**Directive**
Only lines with the word "this" are needed; collect each of them from the listing below.

_ _ _ _ _

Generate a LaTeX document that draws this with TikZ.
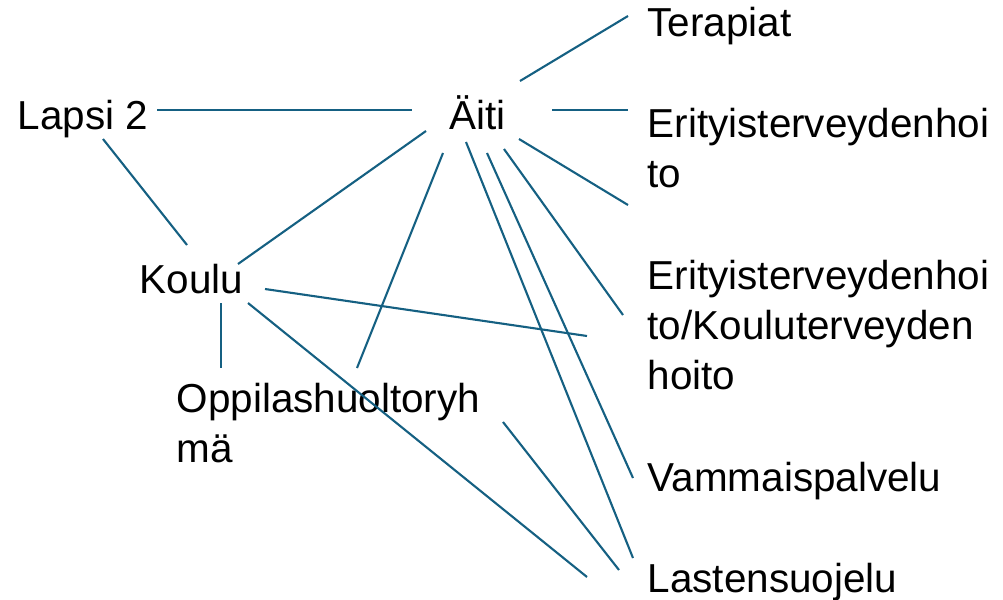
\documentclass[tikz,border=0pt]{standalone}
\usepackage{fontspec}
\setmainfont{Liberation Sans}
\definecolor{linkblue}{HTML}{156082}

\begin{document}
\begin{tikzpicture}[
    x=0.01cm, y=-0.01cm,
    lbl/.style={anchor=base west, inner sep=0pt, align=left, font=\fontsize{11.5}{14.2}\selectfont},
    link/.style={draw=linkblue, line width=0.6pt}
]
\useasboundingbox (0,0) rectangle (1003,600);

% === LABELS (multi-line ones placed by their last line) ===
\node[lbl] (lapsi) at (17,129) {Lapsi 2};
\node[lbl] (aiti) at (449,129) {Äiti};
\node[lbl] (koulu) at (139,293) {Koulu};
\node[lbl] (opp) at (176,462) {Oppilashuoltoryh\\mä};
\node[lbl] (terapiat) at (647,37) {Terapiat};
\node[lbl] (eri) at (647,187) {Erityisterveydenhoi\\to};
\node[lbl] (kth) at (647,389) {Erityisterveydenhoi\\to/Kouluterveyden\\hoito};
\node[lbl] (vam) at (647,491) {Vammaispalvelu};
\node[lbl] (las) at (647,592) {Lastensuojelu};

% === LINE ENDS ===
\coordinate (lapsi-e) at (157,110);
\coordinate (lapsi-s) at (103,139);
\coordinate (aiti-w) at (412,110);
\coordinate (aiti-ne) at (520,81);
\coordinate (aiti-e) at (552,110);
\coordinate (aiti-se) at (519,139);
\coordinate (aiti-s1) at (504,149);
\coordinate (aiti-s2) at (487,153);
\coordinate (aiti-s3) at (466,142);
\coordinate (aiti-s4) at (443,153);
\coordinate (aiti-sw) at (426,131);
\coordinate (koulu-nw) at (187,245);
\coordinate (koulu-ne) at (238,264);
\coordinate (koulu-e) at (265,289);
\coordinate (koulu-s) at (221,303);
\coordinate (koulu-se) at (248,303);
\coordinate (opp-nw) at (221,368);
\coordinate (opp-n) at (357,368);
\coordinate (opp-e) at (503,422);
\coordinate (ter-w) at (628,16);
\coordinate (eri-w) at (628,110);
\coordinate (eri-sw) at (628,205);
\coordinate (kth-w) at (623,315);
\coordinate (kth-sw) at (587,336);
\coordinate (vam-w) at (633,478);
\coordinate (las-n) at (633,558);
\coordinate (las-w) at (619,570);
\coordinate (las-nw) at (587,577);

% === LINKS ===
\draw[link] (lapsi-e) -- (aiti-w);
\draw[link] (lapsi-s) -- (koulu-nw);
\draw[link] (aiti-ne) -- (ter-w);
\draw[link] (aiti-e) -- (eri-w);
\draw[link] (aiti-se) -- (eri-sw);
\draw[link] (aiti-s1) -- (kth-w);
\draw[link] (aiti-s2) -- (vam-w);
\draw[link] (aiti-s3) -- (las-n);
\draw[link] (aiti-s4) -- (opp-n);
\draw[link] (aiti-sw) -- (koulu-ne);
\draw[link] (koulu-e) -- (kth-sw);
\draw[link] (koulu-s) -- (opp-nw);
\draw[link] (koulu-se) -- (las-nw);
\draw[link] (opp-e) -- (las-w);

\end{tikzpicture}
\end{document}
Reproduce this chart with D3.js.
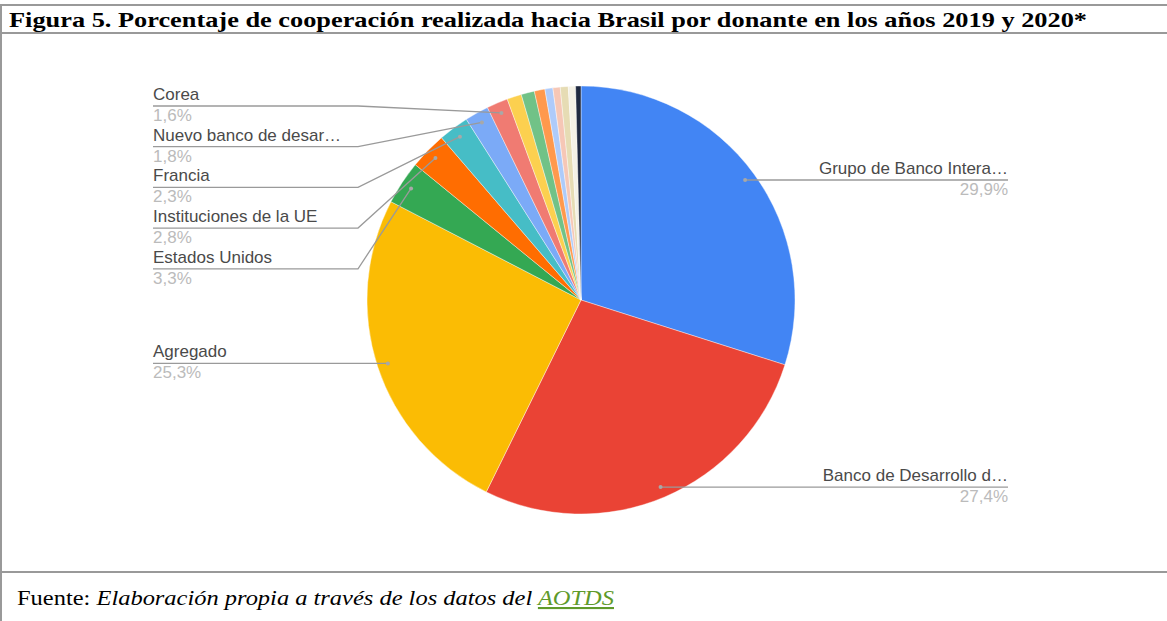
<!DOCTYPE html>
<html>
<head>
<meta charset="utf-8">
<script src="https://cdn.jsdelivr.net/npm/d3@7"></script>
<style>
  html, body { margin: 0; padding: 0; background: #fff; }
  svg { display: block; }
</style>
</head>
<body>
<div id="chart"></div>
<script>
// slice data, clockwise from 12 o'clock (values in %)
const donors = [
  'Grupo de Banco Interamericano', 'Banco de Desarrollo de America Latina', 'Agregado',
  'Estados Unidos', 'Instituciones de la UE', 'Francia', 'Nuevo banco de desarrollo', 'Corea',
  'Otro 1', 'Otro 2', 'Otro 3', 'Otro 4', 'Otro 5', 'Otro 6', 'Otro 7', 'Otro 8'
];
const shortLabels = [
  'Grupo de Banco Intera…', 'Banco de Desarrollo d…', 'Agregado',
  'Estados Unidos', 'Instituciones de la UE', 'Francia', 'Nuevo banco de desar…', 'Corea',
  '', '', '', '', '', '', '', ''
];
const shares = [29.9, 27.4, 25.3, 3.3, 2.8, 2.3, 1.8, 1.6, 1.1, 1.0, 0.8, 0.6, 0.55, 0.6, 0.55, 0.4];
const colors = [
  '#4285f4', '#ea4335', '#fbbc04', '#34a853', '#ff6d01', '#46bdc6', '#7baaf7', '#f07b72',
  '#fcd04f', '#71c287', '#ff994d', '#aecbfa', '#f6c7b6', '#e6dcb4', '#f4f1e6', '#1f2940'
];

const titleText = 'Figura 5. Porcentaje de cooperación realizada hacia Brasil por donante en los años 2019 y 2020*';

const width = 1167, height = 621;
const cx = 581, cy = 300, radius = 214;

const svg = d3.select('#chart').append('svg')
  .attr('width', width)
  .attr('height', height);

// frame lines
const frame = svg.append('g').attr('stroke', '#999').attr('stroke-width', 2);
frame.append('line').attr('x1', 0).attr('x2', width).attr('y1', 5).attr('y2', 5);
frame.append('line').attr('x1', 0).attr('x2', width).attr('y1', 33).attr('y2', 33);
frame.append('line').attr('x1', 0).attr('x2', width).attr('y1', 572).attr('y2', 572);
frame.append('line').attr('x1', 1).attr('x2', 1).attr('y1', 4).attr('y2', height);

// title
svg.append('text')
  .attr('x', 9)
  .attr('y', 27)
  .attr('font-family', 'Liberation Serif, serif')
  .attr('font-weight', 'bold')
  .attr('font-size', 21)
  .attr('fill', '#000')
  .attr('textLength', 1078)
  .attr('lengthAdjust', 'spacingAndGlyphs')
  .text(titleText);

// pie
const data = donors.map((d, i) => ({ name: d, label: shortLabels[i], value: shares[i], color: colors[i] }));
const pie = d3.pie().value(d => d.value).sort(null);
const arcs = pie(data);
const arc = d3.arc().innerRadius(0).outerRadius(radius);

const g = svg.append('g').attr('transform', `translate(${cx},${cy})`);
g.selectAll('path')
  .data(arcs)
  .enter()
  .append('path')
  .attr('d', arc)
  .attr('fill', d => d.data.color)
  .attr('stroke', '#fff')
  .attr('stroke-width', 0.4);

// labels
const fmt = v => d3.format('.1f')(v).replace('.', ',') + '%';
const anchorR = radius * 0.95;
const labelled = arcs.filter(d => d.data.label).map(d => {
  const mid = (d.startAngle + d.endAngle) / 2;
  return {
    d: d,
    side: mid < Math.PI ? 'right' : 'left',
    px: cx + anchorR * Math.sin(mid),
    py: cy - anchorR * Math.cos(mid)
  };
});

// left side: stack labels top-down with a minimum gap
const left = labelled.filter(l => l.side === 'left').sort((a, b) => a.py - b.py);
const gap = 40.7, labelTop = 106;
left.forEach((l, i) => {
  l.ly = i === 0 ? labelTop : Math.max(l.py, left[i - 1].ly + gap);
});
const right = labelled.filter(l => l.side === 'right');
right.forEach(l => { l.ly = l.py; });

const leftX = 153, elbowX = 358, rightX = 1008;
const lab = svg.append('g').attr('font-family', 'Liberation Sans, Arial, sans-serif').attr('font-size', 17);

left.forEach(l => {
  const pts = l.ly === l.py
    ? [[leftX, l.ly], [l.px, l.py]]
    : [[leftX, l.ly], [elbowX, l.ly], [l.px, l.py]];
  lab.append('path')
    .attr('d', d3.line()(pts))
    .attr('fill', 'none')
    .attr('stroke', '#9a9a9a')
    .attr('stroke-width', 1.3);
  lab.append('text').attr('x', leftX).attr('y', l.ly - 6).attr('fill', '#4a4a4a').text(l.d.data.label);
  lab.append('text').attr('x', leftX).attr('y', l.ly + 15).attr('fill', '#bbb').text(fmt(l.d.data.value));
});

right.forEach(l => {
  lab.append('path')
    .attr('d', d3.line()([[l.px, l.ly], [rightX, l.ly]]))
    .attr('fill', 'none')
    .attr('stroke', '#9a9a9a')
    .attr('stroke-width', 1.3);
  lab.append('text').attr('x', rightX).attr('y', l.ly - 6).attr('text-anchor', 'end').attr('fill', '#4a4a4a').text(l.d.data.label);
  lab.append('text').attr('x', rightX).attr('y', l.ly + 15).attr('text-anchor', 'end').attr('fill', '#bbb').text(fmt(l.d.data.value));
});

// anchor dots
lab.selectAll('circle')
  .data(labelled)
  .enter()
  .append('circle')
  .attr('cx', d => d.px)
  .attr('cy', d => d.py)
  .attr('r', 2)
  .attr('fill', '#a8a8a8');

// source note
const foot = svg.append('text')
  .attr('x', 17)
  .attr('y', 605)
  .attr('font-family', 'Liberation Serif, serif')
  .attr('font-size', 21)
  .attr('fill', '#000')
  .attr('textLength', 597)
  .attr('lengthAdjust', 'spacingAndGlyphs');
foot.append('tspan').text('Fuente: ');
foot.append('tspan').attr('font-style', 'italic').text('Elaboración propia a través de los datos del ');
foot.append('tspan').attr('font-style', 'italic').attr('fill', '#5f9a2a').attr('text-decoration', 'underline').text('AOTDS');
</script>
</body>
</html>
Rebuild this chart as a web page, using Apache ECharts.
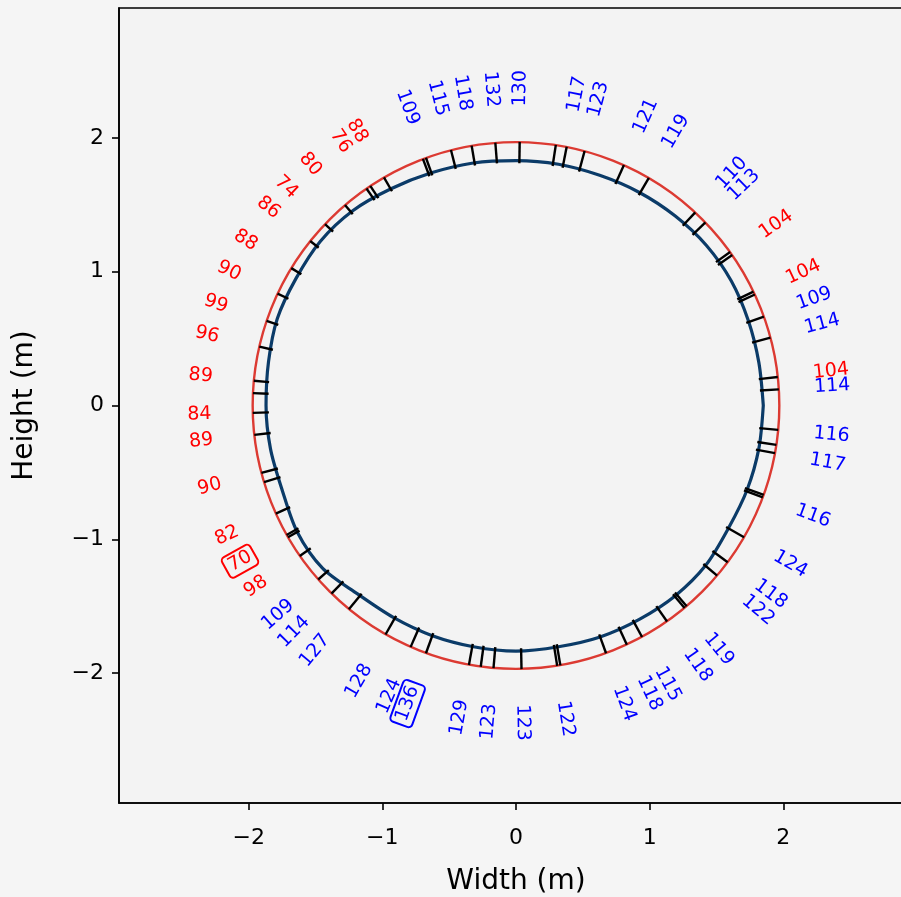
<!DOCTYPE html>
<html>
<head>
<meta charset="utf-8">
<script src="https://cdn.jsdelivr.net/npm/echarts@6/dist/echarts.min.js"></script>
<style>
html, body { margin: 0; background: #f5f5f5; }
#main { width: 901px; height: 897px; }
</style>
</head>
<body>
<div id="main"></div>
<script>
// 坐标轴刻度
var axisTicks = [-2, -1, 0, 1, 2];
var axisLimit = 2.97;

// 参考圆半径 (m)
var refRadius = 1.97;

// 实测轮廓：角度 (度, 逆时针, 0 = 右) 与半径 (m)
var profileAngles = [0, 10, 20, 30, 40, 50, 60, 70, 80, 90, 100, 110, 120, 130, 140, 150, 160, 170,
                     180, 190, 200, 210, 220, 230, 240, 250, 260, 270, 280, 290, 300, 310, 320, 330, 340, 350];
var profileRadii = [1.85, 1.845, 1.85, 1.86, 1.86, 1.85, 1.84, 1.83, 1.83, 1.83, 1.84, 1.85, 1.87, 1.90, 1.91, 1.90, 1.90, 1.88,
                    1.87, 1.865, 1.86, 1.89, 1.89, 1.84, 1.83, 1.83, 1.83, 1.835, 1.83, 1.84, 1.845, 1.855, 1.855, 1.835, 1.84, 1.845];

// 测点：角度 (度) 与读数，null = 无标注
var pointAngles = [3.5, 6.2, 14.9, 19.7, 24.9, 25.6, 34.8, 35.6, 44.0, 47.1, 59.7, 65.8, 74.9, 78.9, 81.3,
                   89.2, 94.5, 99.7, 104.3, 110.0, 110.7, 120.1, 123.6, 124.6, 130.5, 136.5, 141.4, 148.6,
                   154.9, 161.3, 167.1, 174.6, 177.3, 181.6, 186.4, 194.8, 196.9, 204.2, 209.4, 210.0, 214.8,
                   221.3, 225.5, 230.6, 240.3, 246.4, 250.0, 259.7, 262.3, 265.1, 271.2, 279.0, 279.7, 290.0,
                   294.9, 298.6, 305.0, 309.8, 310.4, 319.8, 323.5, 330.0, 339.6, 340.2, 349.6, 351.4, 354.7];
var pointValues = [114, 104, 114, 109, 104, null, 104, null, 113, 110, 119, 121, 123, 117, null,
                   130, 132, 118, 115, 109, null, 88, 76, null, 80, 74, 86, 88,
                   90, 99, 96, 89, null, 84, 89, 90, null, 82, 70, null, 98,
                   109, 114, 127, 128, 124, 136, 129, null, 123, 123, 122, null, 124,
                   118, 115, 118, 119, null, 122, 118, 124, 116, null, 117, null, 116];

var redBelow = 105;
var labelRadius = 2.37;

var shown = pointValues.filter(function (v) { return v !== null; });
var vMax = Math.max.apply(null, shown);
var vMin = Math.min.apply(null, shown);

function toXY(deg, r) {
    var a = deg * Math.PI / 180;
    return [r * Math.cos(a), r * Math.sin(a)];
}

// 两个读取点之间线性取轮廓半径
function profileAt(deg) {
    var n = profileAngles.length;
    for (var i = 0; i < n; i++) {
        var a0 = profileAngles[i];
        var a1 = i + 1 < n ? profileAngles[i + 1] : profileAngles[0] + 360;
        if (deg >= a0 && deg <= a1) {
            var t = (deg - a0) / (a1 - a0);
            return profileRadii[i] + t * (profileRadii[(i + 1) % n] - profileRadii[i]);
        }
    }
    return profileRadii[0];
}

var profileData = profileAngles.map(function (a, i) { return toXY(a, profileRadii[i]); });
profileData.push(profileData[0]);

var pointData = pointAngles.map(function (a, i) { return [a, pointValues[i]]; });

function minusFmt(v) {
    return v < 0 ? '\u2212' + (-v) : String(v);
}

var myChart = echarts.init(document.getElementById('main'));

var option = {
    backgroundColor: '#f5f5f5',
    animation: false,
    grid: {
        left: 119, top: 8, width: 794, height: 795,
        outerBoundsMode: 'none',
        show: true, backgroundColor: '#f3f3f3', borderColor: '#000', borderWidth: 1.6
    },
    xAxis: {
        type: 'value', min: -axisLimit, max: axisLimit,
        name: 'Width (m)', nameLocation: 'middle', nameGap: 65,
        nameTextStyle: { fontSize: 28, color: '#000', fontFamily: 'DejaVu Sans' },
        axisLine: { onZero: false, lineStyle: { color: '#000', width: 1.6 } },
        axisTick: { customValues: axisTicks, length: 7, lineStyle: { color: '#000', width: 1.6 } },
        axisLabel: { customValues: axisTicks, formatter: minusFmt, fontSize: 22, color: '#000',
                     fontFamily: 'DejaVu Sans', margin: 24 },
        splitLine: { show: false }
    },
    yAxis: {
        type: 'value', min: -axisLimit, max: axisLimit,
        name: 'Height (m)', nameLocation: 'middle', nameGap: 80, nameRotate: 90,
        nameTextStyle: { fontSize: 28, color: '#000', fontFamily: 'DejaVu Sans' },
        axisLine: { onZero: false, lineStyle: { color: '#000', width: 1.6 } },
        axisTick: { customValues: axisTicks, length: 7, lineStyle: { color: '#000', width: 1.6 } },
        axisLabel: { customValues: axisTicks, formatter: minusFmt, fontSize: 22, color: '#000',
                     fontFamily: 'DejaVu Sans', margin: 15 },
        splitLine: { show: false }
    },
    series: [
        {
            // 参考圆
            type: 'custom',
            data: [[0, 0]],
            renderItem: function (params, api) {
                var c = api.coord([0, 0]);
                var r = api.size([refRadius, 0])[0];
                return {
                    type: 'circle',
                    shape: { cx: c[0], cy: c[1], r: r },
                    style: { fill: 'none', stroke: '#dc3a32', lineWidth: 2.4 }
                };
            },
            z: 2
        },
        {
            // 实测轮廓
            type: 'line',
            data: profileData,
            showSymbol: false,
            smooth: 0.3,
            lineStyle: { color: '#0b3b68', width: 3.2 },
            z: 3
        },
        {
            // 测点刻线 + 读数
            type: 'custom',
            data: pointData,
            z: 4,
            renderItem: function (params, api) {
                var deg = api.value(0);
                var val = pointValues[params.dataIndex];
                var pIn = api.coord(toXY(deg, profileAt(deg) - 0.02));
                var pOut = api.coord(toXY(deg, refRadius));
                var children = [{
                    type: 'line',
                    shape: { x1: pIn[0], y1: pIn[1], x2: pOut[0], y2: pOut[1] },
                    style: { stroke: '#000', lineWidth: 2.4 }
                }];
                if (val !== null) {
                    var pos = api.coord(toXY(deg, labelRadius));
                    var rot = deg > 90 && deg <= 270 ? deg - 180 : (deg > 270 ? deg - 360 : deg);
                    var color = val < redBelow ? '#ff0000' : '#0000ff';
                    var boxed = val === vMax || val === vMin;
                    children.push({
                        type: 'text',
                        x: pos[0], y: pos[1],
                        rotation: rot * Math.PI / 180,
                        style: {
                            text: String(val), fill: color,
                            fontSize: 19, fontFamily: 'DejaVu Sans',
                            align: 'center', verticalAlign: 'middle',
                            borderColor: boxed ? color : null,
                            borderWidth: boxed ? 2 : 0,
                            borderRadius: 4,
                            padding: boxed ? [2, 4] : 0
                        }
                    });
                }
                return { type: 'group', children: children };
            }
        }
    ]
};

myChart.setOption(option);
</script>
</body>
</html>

_ _ _ _ _

**Complete output**
Generate a LaTeX document that draws this with TikZ.
Reproduce this chart with D3.js.
Rebuild this chart as a web page, using Apache ECharts.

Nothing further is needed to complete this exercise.